Charities To Resume Migrant Rescues In Mediterranean
Humanitarian organisations will resume migrant rescues this month in the Mediterranean Sea, where none have operated since the Ocean Viking vessel docked in Italy in early July, Doctors Without Borders (MSF) and Sea-Watch said Thursday.
Before the Ocean Viking's last mission, rescue operations in the Mediterranean had been suspended for months due to the global coronavirus pandemic.
Announcing they will join forces, the French and German groups said they will deploy rescuers on a new ship, dubbed the Sea-Watch 4, currently docked in Spain.
Sea-Watch will provide the crew, and MSF the medical team.
"We hope to be able to depart Spain around the 10th to mid-August," MSF humanitarian affairs adviser Hassiba Hadj Sahraoui told AFP.
The mission was "essential," she said, as "currently, there is no NGO ship at sea" even as migrants escaping poverty and conflict continue attempts to cross the hazardous waters.
More than 100,000 migrants tried to cross the Mediterranean last year from north Africa with more than 1,200 dying in the attempt, according to the International Organization for Migration.

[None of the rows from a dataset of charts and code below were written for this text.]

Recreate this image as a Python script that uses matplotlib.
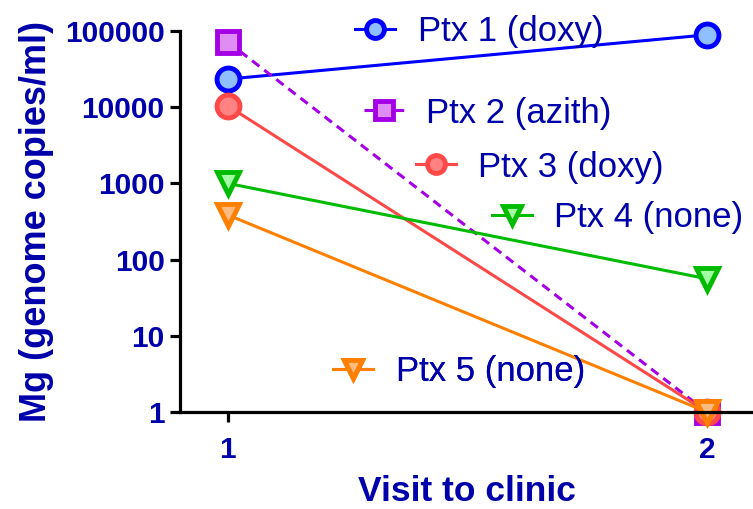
import matplotlib
matplotlib.use("Agg")
import matplotlib.pyplot as plt

plt.rcParams['font.family'] = ['Liberation Sans', 'DejaVu Sans']

visits = [1, 2]
ptx1 = [23400, 89000]
ptx2 = [71700, 1]
ptx3 = [10400, 1]
ptx4 = [1000, 56]
ptx5 = [385, 1]
labels = ["Ptx 1 (doxy)", "Ptx 2 (azith)", "Ptx 3 (doxy)", "Ptx 4 (none)", "Ptx 5 (none)"]
yticks = [1, 10, 100, 1000, 10000, 100000]
ytick_labels = ["1", "10", "100", "1000", "10000", "100000"]
xticks = [1, 2]

text_blue = "#0000AA"
styles = [
    dict(color="#0000FF", mfc="#8FBFFF", marker="o", ls="-"),
    dict(color="#A400E6", mfc="#DF8CF5", marker="s", ls=(0, (3, 2))),
    dict(color="#FF4848", mfc="#FF8383", marker="o", ls="-"),
    dict(color="#00BB00", mfc="#A3FFA3", marker="v", ls="-"),
    dict(color="#FF8000", mfc="#FFBB80", marker="v", ls="-"),
]
series = [ptx1, ptx2, ptx3, ptx4, ptx5]

fig = plt.figure(figsize=(7.53, 5.09), dpi=100)
ax = fig.add_axes([180 / 753, 1 - 412 / 509, 573 / 753, 381 / 509])

lines = []
for ys, st, lab in zip(series, styles, labels):
    ln, = ax.plot(visits, ys, color=st["color"], ls=st["ls"], lw=2.2,
                  marker=st["marker"], ms=16.5, mfc=st["mfc"], mec=st["color"],
                  mew=3.5, label=lab, clip_on=False)
    lines.append(ln)

ax.set_yscale("log")
ax.set_ylim(1, 100000)
ax.set_xlim(0.9, 2.096)
ax.set_yticks(yticks)
ax.set_yticklabels(ytick_labels)
ax.yaxis.set_minor_locator(matplotlib.ticker.NullLocator())
ax.set_xticks(xticks)
ax.set_xticklabels([str(v) for v in xticks])

for s in ["top", "right"]:
    ax.spines[s].set_visible(False)
for s in ["left", "bottom"]:
    ax.spines[s].set_linewidth(2.3)
ax.tick_params(axis="both", direction="out", length=7, width=2.3,
               labelsize=21.5, labelcolor=text_blue, pad=4)
for t in ax.get_xticklabels() + ax.get_yticklabels():
    t.set_fontweight("bold")
ax.tick_params(axis="x", pad=10)

ax.set_xlabel("Visit to clinic", fontsize=25.5, fontweight="bold", color=text_blue, labelpad=8)
ax.set_ylabel("Mg (genome copies/ml)", fontsize=26, fontweight="bold", color=text_blue, labelpad=8)

# Individual legend entries placed around the plot area
entry_pos = [(355, 32), (364, 113), (416, 167), (492, 218), (333, 372)]
for ln, (px, py) in zip(lines, entry_pos):
    leg = ax.legend(handles=[ln], loc="center left",
                    bbox_to_anchor=(px / 753, 1 - py / 509),
                    bbox_transform=fig.transFigure, frameon=False,
                    borderpad=0, borderaxespad=0, handlelength=1.15,
                    handletextpad=0.65, markerscale=0.78,
                    prop=dict(size=25))
    for t in leg.get_texts():
        t.set_color(text_blue)
    ax.add_artist(leg)

fig.savefig("out.png", dpi=100)
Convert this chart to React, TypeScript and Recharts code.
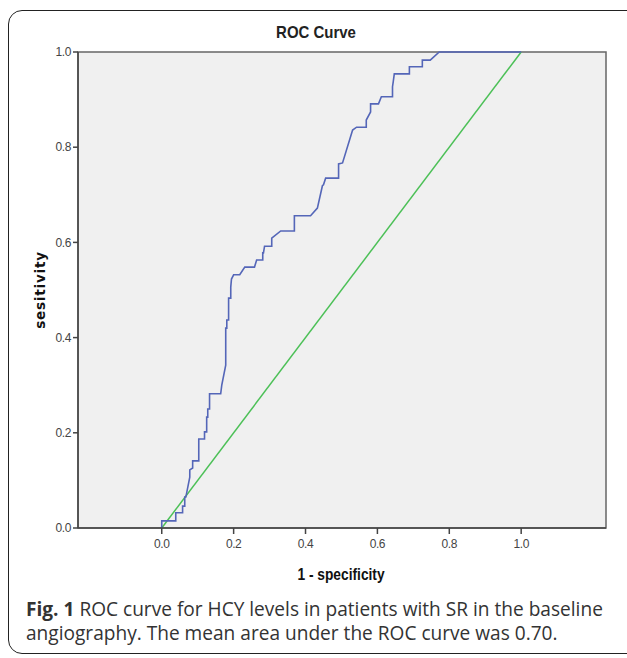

After several weeks at sea, the Ocean Viking, chartered by charity group SOS Mediterranee, docked in Sicily on July 7 with 180 migrants on board.
It was then detained and immobilised over what Italy's coastguard said were "technical and operational irregularities" in a move NGOs said amounted to harassment.
The Ocean Viking had resumed rescue operations on June 22 after a three-month halt because of the COVID-19 pandemic.
In April, MSF and SOS Mediterranee abandoned a four-year collaboration that had rescued thousands of migrants due to a disagreement over how to proceed amid the coronavirus.
The MSF's new partner, Sea-Watch, made headlines last year when Italy arrested Carola Rackete, the German captain of the Sea-Watch 3, for forcibly docking on the island of Lampedusa with dozens of migrants on board despite being refused permission.
The Sea-Watch 4, the groups said, was bought with backing from United 4 Rescue, a humanitarian group funded by the German Protestant Church.
"It is the categorical response of civil society to the racist policies of the EU, which prefers leaving people to drown rather than reach European shores," Philipp Hahn, chief of mission for Sea-Watch 4, said in a statement.
"Despite all their efforts to prevent us, we will not stop our rescue operations."
EU governments have cut back on migrant search-and-rescue operations, leaving NGOs to fill the void.
In May, UN agencies in a statement sought to "remind States of their obligations under international law to immediately assist people in distress... States must take every effort to promptly rescue people in distress, as a delay of even a few minutes could make the difference between life and death."
European countries have also frequently argued about how to share the burden of accommodating arriving migrants.
According to the UN Commissioner for Refugees, attempts to flee Libya across the Mediterranean have increased by 91 percent from January to July, compared to the same period last year, with more than 14,000 people taking their chances at sea.